> _Given request_
The lines from the top of the material below through the line containing "const AXIS_GRAY = '#a0a0a0';" are to be printed exactly, with pictures omitted.

===============

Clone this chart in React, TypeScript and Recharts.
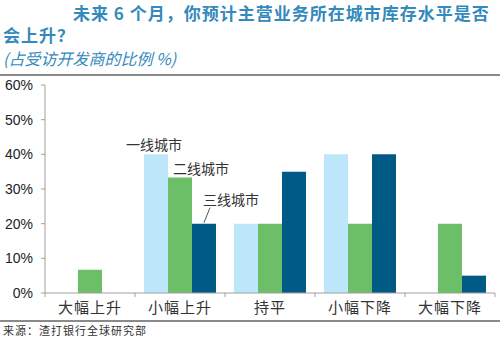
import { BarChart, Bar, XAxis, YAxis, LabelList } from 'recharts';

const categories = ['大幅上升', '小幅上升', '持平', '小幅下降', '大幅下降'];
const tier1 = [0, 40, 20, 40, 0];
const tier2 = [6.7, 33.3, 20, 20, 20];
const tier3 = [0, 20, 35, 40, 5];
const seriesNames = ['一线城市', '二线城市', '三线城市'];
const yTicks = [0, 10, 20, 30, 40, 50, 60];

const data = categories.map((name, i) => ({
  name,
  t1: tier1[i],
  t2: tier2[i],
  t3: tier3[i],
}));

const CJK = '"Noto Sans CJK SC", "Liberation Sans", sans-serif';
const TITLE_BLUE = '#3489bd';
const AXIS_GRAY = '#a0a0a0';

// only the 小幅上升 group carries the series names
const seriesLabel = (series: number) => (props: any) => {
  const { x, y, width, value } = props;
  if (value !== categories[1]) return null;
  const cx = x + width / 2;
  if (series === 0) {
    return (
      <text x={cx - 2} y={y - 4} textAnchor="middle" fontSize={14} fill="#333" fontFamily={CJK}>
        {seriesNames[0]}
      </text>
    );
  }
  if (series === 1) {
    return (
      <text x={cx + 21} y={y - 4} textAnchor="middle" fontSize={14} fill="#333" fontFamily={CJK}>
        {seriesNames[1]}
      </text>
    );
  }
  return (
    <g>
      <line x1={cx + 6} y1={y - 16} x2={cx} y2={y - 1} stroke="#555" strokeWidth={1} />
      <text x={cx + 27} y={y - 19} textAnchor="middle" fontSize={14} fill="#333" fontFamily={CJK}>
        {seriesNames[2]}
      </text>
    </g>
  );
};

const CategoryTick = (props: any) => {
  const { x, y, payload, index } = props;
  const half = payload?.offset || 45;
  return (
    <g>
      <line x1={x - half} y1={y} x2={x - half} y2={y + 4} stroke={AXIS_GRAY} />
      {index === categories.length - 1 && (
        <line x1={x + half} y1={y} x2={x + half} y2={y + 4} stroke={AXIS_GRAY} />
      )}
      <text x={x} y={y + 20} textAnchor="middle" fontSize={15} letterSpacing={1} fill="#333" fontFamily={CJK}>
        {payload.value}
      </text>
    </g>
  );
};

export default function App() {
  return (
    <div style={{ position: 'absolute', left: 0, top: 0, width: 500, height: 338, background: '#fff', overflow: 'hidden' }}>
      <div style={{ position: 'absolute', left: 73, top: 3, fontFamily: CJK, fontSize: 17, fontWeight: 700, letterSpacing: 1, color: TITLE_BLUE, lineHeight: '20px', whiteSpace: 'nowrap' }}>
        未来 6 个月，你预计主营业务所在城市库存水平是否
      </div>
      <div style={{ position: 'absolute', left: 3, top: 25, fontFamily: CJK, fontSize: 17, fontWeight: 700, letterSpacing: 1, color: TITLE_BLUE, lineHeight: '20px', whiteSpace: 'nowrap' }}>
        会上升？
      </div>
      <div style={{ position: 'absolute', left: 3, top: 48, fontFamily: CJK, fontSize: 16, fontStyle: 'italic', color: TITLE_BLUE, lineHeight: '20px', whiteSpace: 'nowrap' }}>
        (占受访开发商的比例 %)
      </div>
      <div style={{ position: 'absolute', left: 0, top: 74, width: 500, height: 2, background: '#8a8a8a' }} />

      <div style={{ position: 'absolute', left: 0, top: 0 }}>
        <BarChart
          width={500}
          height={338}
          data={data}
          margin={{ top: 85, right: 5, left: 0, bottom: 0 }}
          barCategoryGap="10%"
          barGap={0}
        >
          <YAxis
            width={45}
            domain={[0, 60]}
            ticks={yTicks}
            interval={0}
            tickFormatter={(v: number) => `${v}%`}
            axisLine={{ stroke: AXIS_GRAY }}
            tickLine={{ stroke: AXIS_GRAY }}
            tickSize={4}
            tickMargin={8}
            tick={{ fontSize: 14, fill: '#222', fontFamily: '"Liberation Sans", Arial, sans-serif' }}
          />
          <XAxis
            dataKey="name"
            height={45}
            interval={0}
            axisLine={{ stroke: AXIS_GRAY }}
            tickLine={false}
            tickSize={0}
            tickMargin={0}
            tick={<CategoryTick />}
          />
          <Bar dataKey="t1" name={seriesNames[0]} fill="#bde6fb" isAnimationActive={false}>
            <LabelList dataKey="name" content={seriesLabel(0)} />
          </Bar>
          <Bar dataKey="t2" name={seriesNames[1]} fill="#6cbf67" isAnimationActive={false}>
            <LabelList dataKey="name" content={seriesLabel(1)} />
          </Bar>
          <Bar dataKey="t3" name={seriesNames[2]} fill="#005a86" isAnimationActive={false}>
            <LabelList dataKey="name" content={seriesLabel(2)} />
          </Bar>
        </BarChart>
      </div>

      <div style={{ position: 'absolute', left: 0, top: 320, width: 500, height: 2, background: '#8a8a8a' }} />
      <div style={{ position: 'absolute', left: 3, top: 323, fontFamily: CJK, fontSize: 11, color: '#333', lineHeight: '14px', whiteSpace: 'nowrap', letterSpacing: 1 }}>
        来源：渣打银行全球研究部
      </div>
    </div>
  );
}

===============

> _Solution_
Clone this chart in React, TypeScript and Recharts.
import { BarChart, Bar, XAxis, YAxis, LabelList } from 'recharts';

const categories = ['大幅上升', '小幅上升', '持平', '小幅下降', '大幅下降'];
const tier1 = [0, 40, 20, 40, 0];
const tier2 = [6.7, 33.3, 20, 20, 20];
const tier3 = [0, 20, 35, 40, 5];
const seriesNames = ['一线城市', '二线城市', '三线城市'];
const yTicks = [0, 10, 20, 30, 40, 50, 60];

const data = categories.map((name, i) => ({
  name,
  t1: tier1[i],
  t2: tier2[i],
  t3: tier3[i],
}));

const CJK = '"Noto Sans CJK SC", "Liberation Sans", sans-serif';
const TITLE_BLUE = '#3489bd';
const AXIS_GRAY = '#a0a0a0';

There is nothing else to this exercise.